Who must file Form 1041 for the 2015 tax year?
A domestic decedent’s estate generally files if gross income is $600 or more or if it has a nonresident alien beneficiary. A domestic trust files if it has any taxable income, gross income of $600 or more, or a nonresident alien beneficiary.
Can I still file a 2015 tax return for estates and trusts?
Yes, you can still file a late 2015 Form 1041, and the IRS says filing past-due returns is important even if you cannot pay in full. Filing now can limit further failure-to-file charges, although interest and failure-to-pay penalties may continue.
How does the income distribution deduction work on Form 1041?
The income distribution deduction is computed on Schedule B and generally allows the estate or trust to deduct amounts of income that are distributed or required to be distributed to beneficiaries. Those amounts are then reflected on the beneficiaries’ tax returns through Schedule K-1.
Can an estate allocate estimated tax payments to beneficiaries?
Yes, a fiduciary may elect to allocate certain estimated tax payments to beneficiaries by timely filing Form 1041-T. The allocated amount is then reported on Schedule K-1, and the beneficiary treats it as an estimated tax payment for that year.
What employer identification number should appear on the return?

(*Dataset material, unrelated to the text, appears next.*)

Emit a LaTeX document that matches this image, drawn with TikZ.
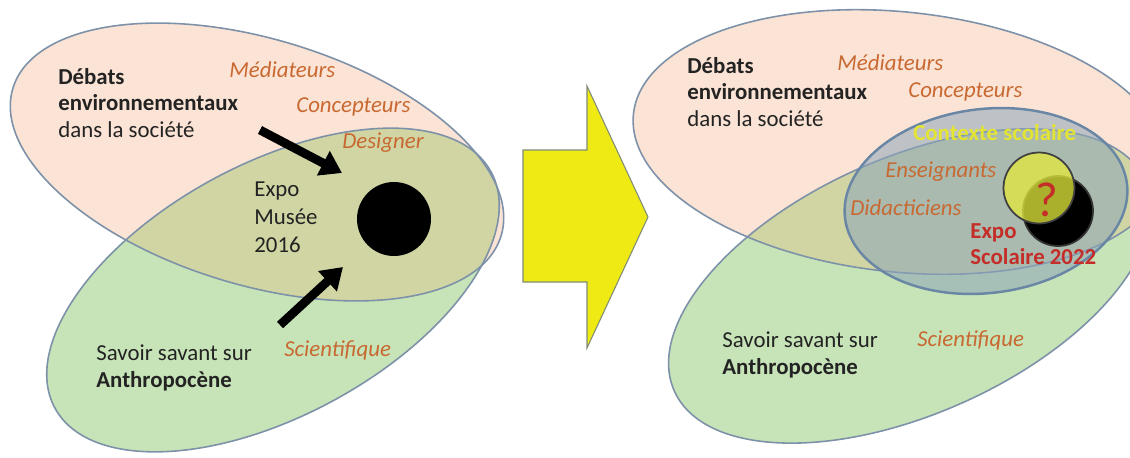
\documentclass[tikz,border=0pt]{standalone}
\usepackage{fontspec}
\setmainfont{Carlito}
\usetikzlibrary{arrows.meta}
\definecolor{peach}{RGB}{251,228,213}
\definecolor{leaf}{RGB}{199,227,184}
\definecolor{mixzone}{RGB}{208,213,163}
\definecolor{rim}{RGB}{125,145,168}
\definecolor{school}{RGB}{140,165,185}
\definecolor{schoolrim}{RGB}{105,135,165}
\definecolor{roletext}{RGB}{200,105,50}
\definecolor{inktext}{RGB}{35,35,35}
\definecolor{redtext}{RGB}{196,45,40}
\definecolor{yellowtext}{RGB}{228,228,50}
\definecolor{bigyellow}{RGB}{240,234,20}
\definecolor{disc}{RGB}{228,234,60}
\tikzstyle{zone} = [draw=rim, line width=0.9pt]
\tikzstyle{topic} = [font=\fontsize{13}{15}\selectfont, text=inktext, inner sep=0pt, anchor=west, align=left]
\tikzstyle{role} = [topic, font=\fontsize{13}{15}\selectfont\itshape, text=roletext]
\tikzstyle{expo} = [topic, font=\fontsize{13}{15}\selectfont\bfseries, text=redtext]
\tikzstyle{disk} = [circle, fill=black, inner sep=0pt]
\tikzstyle{push} = [line width=5pt, -{Triangle[length=12pt,width=15pt]}]

\begin{document}
\begin{tikzpicture}[x=0.02cm, y=-0.02cm]
  \useasboundingbox (0,0) rectangle (1130,457);
  % Left: the 2016 museum exhibition
  \fill[peach, rotate around={-16.8:(257,162)}] (257,162) ellipse (255 and 123);
  \fill[leaf, rotate around={28.4:(273,290)}] (273,290) ellipse (248 and 126);
  \begin{scope}
    \clip[rotate around={-16.8:(257,162)}] (257,162) ellipse (255 and 123);
    \fill[mixzone, rotate around={28.4:(273,290)}] (273,290) ellipse (248 and 126);
  \end{scope}
  \draw[zone, rotate around={-16.8:(257,162)}] (257,162) ellipse (255 and 123);
  \draw[zone, rotate around={28.4:(273,290)}] (273,290) ellipse (248 and 126);
  \node[disk, minimum size=1.48cm] (musee) at (394,219) {};
  \node[topic] (debats) at (58,103)
    {\textbf{Débats}\\\textbf{environnementaux}\\dans la société};
  \node[topic, font=\fontsize{13}{16}\selectfont] (expo) at (254,217) {Expo\\Musée\\2016};
  \node[topic] (savoir) at (96,368) {Savoir savant sur\\\textbf{Anthropocène}};
  \foreach \pos/\name/\txt in {{(229,70)/med/Médiateurs},{(296,107)/conc/Concepteurs},
                               {(342,143)/des/Designer},{(284,350)/sci/Scientifique}}
    \node[role] (\name) at \pos {\txt};
  % Arrows towards the exhibition
  \coordinate (in1) at (260,130);
  \coordinate (out1) at (342,173);
  \coordinate (in2) at (280,325);
  \coordinate (out2) at (343,267);
  \draw[push] (in1) -- (out1);
  \draw[push] (in2) -- (out2);

  % Middle: big yellow arrow
  \fill[bigyellow, draw=rim!70!olive, line width=0.6pt]
    (523,150) -- (587,150) -- (587,86) -- (648,217) -- (587,348) -- (587,282) -- (523,282) -- cycle;

  % Right: the 2022 school exhibition
  \fill[peach, rotate around={-6:(900,142)}] (900,142) ellipse (268 and 130);
  \fill[leaf, rotate around={24:(910,286)}] (910,286) ellipse (258 and 128);
  \begin{scope}
    \clip[rotate around={-6:(900,142)}] (900,142) ellipse (268 and 130);
    \fill[mixzone, rotate around={24:(910,286)}] (910,286) ellipse (258 and 128);
  \end{scope}
  \draw[zone, rotate around={-6:(900,142)}] (900,142) ellipse (268 and 130);
  \draw[zone, rotate around={24:(910,286)}] (910,286) ellipse (258 and 128);
  \draw[school, fill opacity=0.55, fill=school, draw=schoolrim, line width=1.4pt,
        rotate around={7:(986,201)}] (986,201) ellipse (142 and 92);
  \node[disk, draw=black!80, line width=1pt, minimum size=1.40cm] (ecole) at (1058,211) {};
  \node[circle, fill=disc, fill opacity=0.75, draw=black!75, line width=1pt,
        inner sep=0pt, minimum size=1.42cm] (question) at (1039,188) {};
  \node[text=redtext, font=\fontsize{28}{28}\selectfont, inner sep=0pt] (mark) at (1047,200) {?};
  \node[topic] (debats2) at (687,92)
    {\textbf{Débats}\\\textbf{environnementaux}\\dans la société};
  \node[topic] (savoir2) at (722,355) {Savoir savant sur\\\textbf{Anthropocène}};
  \node[topic, font=\fontsize{13}{15}\selectfont\bfseries, text=yellowtext] (ctx) at (913,133) {Contexte scolaire};
  \node[expo] (expo2) at (970,244) {Expo\\Scolaire 2022};
  \foreach \pos/\name/\txt in {{(837,63)/med2/Médiateurs},{(908,92)/conc2/Concepteurs},
                               {(885,172)/ens/Enseignants},{(850,208)/did/Didacticiens},
                               {(917,340)/sci2/Scientifique}}
    \node[role] (\name) at \pos {\txt};
\end{tikzpicture}
\end{document}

Form 1041 must use the estate’s or trust’s employer identification number, not the decedent’s Social Security number. The EIN (Employer Identification Number) identifies the fiduciary account for the tax return, payments, notices, and beneficiary reporting tied to that specific estate or trust.
Can an estate use a fiscal year instead of a calendar year?
Often, yes, a decedent’s estate may elect a fiscal year, while trusts generally use a calendar year unless a special rule applies. The due date for a fiscal-year Form 1041 is the fifteenth day of the fourth month after year-end.
What if the estate or trust cannot pay the full balance?
Pay as much as possible with the return, because interest and penalties keep accruing on unpaid tax. If full payment is not possible, the IRS describes short-term payment plans and long-term installment agreements, and penalty relief may also be available in qualifying cases.